Cooling towels? Check.
Passport wallets? Check and check.
Cute new bathing suit? Hellzyeah check.
400 dozen bottles of sunblock? Check check checkity check.
Next week is our 19th wedding anniversary. And while we originally planned to "save" a big special vacation for our 20th next year, we ended up changing our minds. After all, 2017 marks 20 years together, which should also count for something.
Also, both of us really, really need a vacation. A real one, sans kids, without a work meeting or two squeezed into the agenda to justify the expense, or a trip sponsor/brand to satisfy with a quota of blog posts and regular properly hashtagged social media check-ins. A vacation where BOTH of us leave our computers at home and go completely off the grid, un-damn-reachable, do not bother me, I do not care if your website is on fire.
So that's what we're doing. We're going to Mexico. I am going to see some pyramids. I am going to lose my ever-loving archaeological-tastic mind.
What I won't be doing? Blogging. Checking social media. Reading the goddamn news. I've turned off my breaking news alerts (aka my Outrage Attack Dailies) and I haven't even checked if our hotel offers free WiFi.
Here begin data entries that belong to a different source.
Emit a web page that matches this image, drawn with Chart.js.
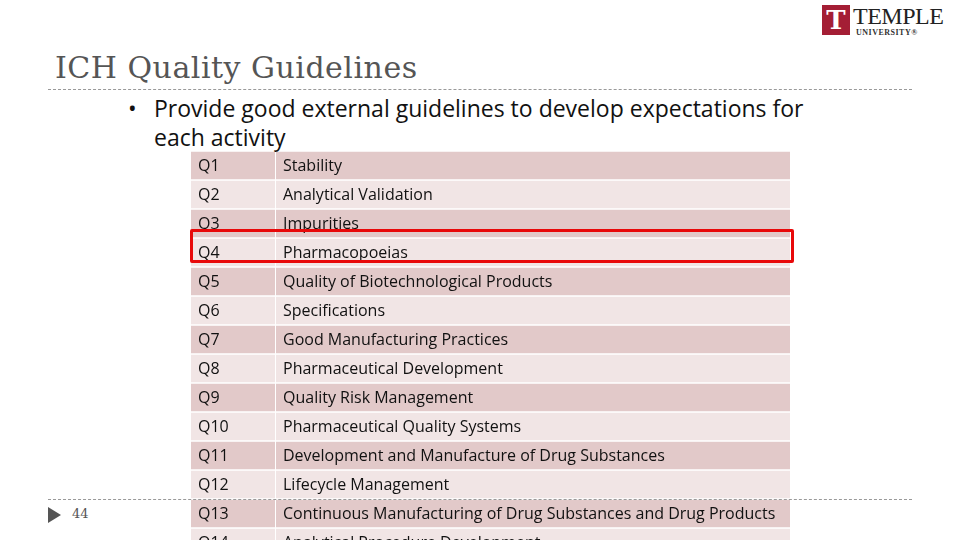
<!DOCTYPE html>
<html>
<head>
<meta charset="utf-8">
<script src="https://cdn.jsdelivr.net/npm/chart.js@4"></script>
<style>
  html, body { margin: 0; padding: 0; }
  body { width: 960px; height: 540px; overflow: hidden; position: relative; background: #fff; font-family: "Open Sans", sans-serif; }
  .abs { position: absolute; }
  #title { left: 55px; top: 50px; font-family: "DejaVu Serif", "Liberation Serif", serif; font-size: 30px; color: #555; letter-spacing: 0.5px; }
  .dash { left: 48px; width: 864px; border-top: 1px dashed #999; }
  #bullet { left: 128px; top: 94px; width: 680px; font-size: 23px; line-height: 29px; color: #111; }
  #bullet span { position: absolute; left: 0; }
  #bullet div { padding-left: 26px; }
  #table { left: 191px; top: 151px; }
  #hl { left: 190px; top: 229px; width: 598px; height: 28px; border: 3px solid #e8090a; border-radius: 2px; }
  #logo { left: 822px; top: 5px; }
</style>
</head>
<body>
<div id="logo" class="abs">
  <div style="position:absolute;left:0;top:0;width:28px;height:30px;background:#a41e35;color:#fff;font:bold 26px 'DejaVu Serif',serif;text-align:center;line-height:30px;">T</div>
  <div style="position:absolute;left:31px;top:-2px;font:24px 'Liberation Serif',serif;color:#222;letter-spacing:-0.5px;">TEMPLE</div>
  <div style="position:absolute;left:34px;top:23px;font:bold 8px 'Liberation Serif',serif;color:#333;letter-spacing:0.5px;">UNIVERSITY®</div>
</div>
<div id="title" class="abs">ICH Quality Guidelines</div>
<div class="abs dash" style="top:89px"></div>
<div id="bullet" class="abs"><span>•</span><div>Provide good external guidelines to develop expectations for each activity</div></div>
<canvas id="table" class="abs" width="599" height="406"></canvas>
<div id="hl" class="abs"></div>
<div class="abs dash" style="top:499px"></div>
<div class="abs" style="left:48px;top:507px;width:0;height:0;border-left:13px solid #555;border-top:8px solid transparent;border-bottom:8px solid transparent;"></div>
<div class="abs" style="left:72px;top:506px;font:13px 'DejaVu Serif',serif;color:#555;">44</div>
<script>
// table content
const codes = ["Q1","Q2","Q3","Q4","Q5","Q6","Q7","Q8","Q9","Q10","Q11","Q12","Q13","Q14"];
const titles = [
  "Stability",
  "Analytical Validation",
  "Impurities",
  "Pharmacopoeias",
  "Quality of Biotechnological Products",
  "Specifications",
  "Good Manufacturing Practices",
  "Pharmaceutical Development",
  "Quality Risk Management",
  "Pharmaceutical Quality Systems",
  "Development and Manufacture of Drug Substances",
  "Lifecycle Management",
  "Continuous Manufacturing of Drug Substances and Drug Products",
  "Analytical Procedure Development"
];
const codeSpan = [0, 84];
const titleSpan = [85, 599];

const rowColors = codes.map((c, i) => i % 2 === 0 ? "#e2c9c9" : "#f1e5e5");

const cellText = {
  id: "cellText",
  afterDatasetsDraw(chart) {
    const c = chart.ctx;
    const x = chart.scales.x, y = chart.scales.y;
    c.save();
    c.font = "16px 'Open Sans', sans-serif";
    c.fillStyle = "#111";
    c.textBaseline = "middle";
    codes.forEach((code, i) => {
      const yy = y.getPixelForValue(i) + 1;
      c.fillText(code, x.getPixelForValue(codeSpan[0]) + 7, yy);
      c.fillText(titles[i], x.getPixelForValue(titleSpan[0]) + 7, yy);
    });
    c.restore();
  }
};

new Chart(document.getElementById("table"), {
  type: "bar",
  data: {
    labels: codes,
    datasets: [
      { data: codes.map(() => codeSpan), backgroundColor: rowColors, borderWidth: 0 },
      { data: codes.map(() => titleSpan), backgroundColor: rowColors, borderWidth: 0 }
    ]
  },
  options: {
    indexAxis: "y",
    responsive: false,
    animation: false,
    layout: { padding: 0 },
    datasets: { bar: { barPercentage: 1, categoryPercentage: 0.94, grouped: false } },
    plugins: { legend: { display: false }, tooltip: { enabled: false } },
    scales: {
      x: { display: false, min: 0, max: 599 },
      y: { display: false }
    }
  },
  plugins: [cellText]
});
</script>
</body>
</html>
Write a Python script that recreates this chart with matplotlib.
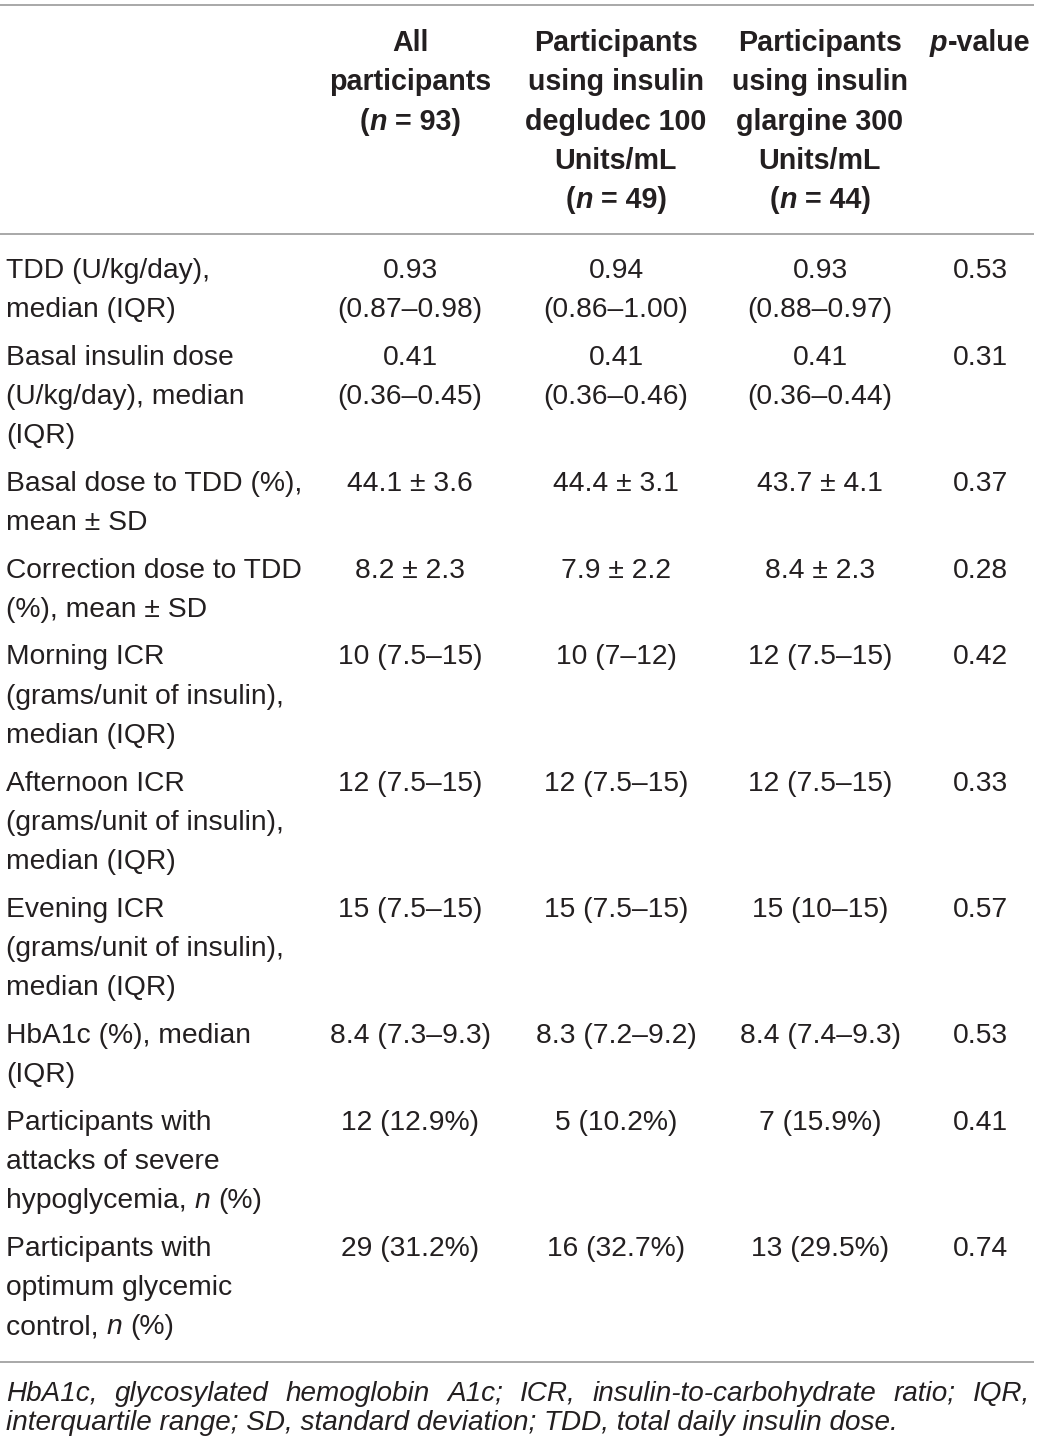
import matplotlib
matplotlib.use("Agg")
import matplotlib.pyplot as plt
from matplotlib import font_manager

# 字体和颜色
FONT = "Liberation Sans"
installed = {f.name for f in font_manager.fontManager.ttflist}
FOOT_FONT = "Liberation Sans Narrow" if "Liberation Sans Narrow" in installed else FONT
TEXT_COLOR = "#231f20"
LINE_COLOR = "#9a9a9a"

# 表头 (*...* 表示斜体)
col_headers = [
    ["All", "participants", "(*n* = 93)"],
    ["Participants", "using insulin", "degludec 100", "Units/mL", "(*n* = 49)"],
    ["Participants", "using insulin", "glargine 300", "Units/mL", "(*n* = 44)"],
    ["*p*-value"],
]

row_labels = [
    ["TDD (U/kg/day),", "median (IQR)"],
    ["Basal insulin dose", "(U/kg/day), median", "(IQR)"],
    ["Basal dose to TDD (%),", "mean ± SD"],
    ["Correction dose to TDD", "(%), mean ± SD"],
    ["Morning ICR", "(grams/unit of insulin),", "median (IQR)"],
    ["Afternoon ICR", "(grams/unit of insulin),", "median (IQR)"],
    ["Evening ICR", "(grams/unit of insulin),", "median (IQR)"],
    ["HbA1c (%), median", "(IQR)"],
    ["Participants with", "attacks of severe", "hypoglycemia, *n* (%)"],
    ["Participants with", "optimum glycemic", "control, *n* (%)"],
]

all_vals = [["0.93", "(0.87–0.98)"], ["0.41", "(0.36–0.45)"], ["44.1 ± 3.6"],
            ["8.2 ± 2.3"], ["10 (7.5–15)"], ["12 (7.5–15)"], ["15 (7.5–15)"],
            ["8.4 (7.3–9.3)"], ["12 (12.9%)"], ["29 (31.2%)"]]
deg_vals = [["0.94", "(0.86–1.00)"], ["0.41", "(0.36–0.46)"], ["44.4 ± 3.1"],
            ["7.9 ± 2.2"], ["10 (7–12)"], ["12 (7.5–15)"], ["15 (7.5–15)"],
            ["8.3 (7.2–9.2)"], ["5 (10.2%)"], ["16 (32.7%)"]]
gla_vals = [["0.93", "(0.88–0.97)"], ["0.41", "(0.36–0.44)"], ["43.7 ± 4.1"],
            ["8.4 ± 2.3"], ["12 (7.5–15)"], ["12 (7.5–15)"], ["15 (10–15)"],
            ["8.4 (7.4–9.3)"], ["7 (15.9%)"], ["13 (29.5%)"]]
p_values = ["0.53", "0.31", "0.37", "0.28", "0.42", "0.33", "0.57", "0.53", "0.41", "0.74"]

footnote = ["HbA1c, glycosylated hemoglobin A1c; ICR, insulin-to-carbohydrate ratio; IQR,",
            "interquartile range; SD, standard deviation; TDD, total daily insulin dose."]

# 版面 (像素)
col_x = [410, 616, 820, 980]
body_size = 20.3
head_size = 20.6
line_step = 39.3
row_gap = 47.5

fig = plt.figure(figsize=(10.4, 14.48), dpi=100)
ax = fig.add_axes([0, 0, 1, 1])
ax.set_xlim(0, 1040)
ax.set_ylim(1448, 0)
ax.axis("off")
renderer = fig.canvas.get_renderer()


def text_width(txt, size, weight="normal", style="normal", family=FONT):
    # 用竖线夹住，保证首尾空格也算进宽度
    def w(s):
        t = ax.text(0, 0, s, fontsize=size, family=family, weight=weight, style=style)
        bb = t.get_window_extent(renderer)
        t.remove()
        return bb.width
    return w("|" + txt + "|") - w("||")


def parse(s):
    parts = s.split("*")
    return [(p, i % 2 == 1) for i, p in enumerate(parts) if p]


def draw_runs(x, y, s, size, weight="normal", ha="center"):
    runs = parse(s)
    widths = [text_width(p, size, weight, "italic" if it else "normal") for p, it in runs]
    start = x - sum(widths) / 2 if ha == "center" else x
    for (p, it), w in zip(runs, widths):
        style = "italic" if it else "normal"
        lead = len(p) - len(p.lstrip())
        off = text_width(" " * lead, size, weight, style) if lead else 0
        ax.text(start + off, y, p.lstrip(), fontsize=size, family=FONT, weight=weight,
                style=style, color=TEXT_COLOR, ha="left", va="baseline")
        start += w


# 横线
for yy in [5, 234, 1362]:
    ax.plot([0, 1034], [yy, yy], color=LINE_COLOR, lw=1.2, solid_capstyle="butt")

# 表头
for cx, lines in zip(col_x, col_headers):
    for i, ln in enumerate(lines):
        draw_runs(cx, 51 + i * line_step, ln, head_size, weight="bold")

# 表体
y = 278
for r in range(len(row_labels)):
    for i, ln in enumerate(row_labels[r]):
        draw_runs(6, y + i * line_step, ln, body_size, ha="left")
    for cx, vals in zip(col_x[:3], [all_vals[r], deg_vals[r], gla_vals[r]]):
        for i, ln in enumerate(vals):
            draw_runs(cx, y + i * line_step, ln, body_size)
    draw_runs(col_x[3], y, p_values[r], body_size)
    y += (len(row_labels[r]) - 1) * line_step + row_gap

# 注释：按第二行宽度定字号，第一行两端对齐
foot_size = 10 * 894 / text_width(footnote[1], 10, style="italic", family=FOOT_FONT)
foot_size = min(foot_size, 21)
words = footnote[0].split(" ")
ws = [text_width(w, foot_size, style="italic", family=FOOT_FONT) for w in words]
gap = (1030 - 6 - sum(ws)) / (len(words) - 1)
xx = 6
for w, wd in zip(words, ws):
    ax.text(xx, 1401, w, fontsize=foot_size, family=FOOT_FONT, style="italic",
            color=TEXT_COLOR, ha="left", va="baseline")
    xx += wd + gap
ax.text(6, 1430, footnote[1], fontsize=foot_size, family=FOOT_FONT, style="italic",
        color=TEXT_COLOR, ha="left", va="baseline")

plt.savefig("out.png", dpi=100)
Maybe I'll Instagram a pyramid. Maybe I won't.
(The boys are spending the week being spoiled rotten by their grandparents, and are the only humans allowed to call us.)
(Well, also the petsitters. Who have been instructed to send us a steady stream of pet photos because that's a habit we just can't quit.)
So. Um. Bye, for a little bit! I'll be back in a week-ish. At which point I will probably trick you into a dinner party and then inundate you with a million near-identical photos slides of pyramids and out-of-focus selfies with a visible thumb in the frame. Like we did in the good ol' days.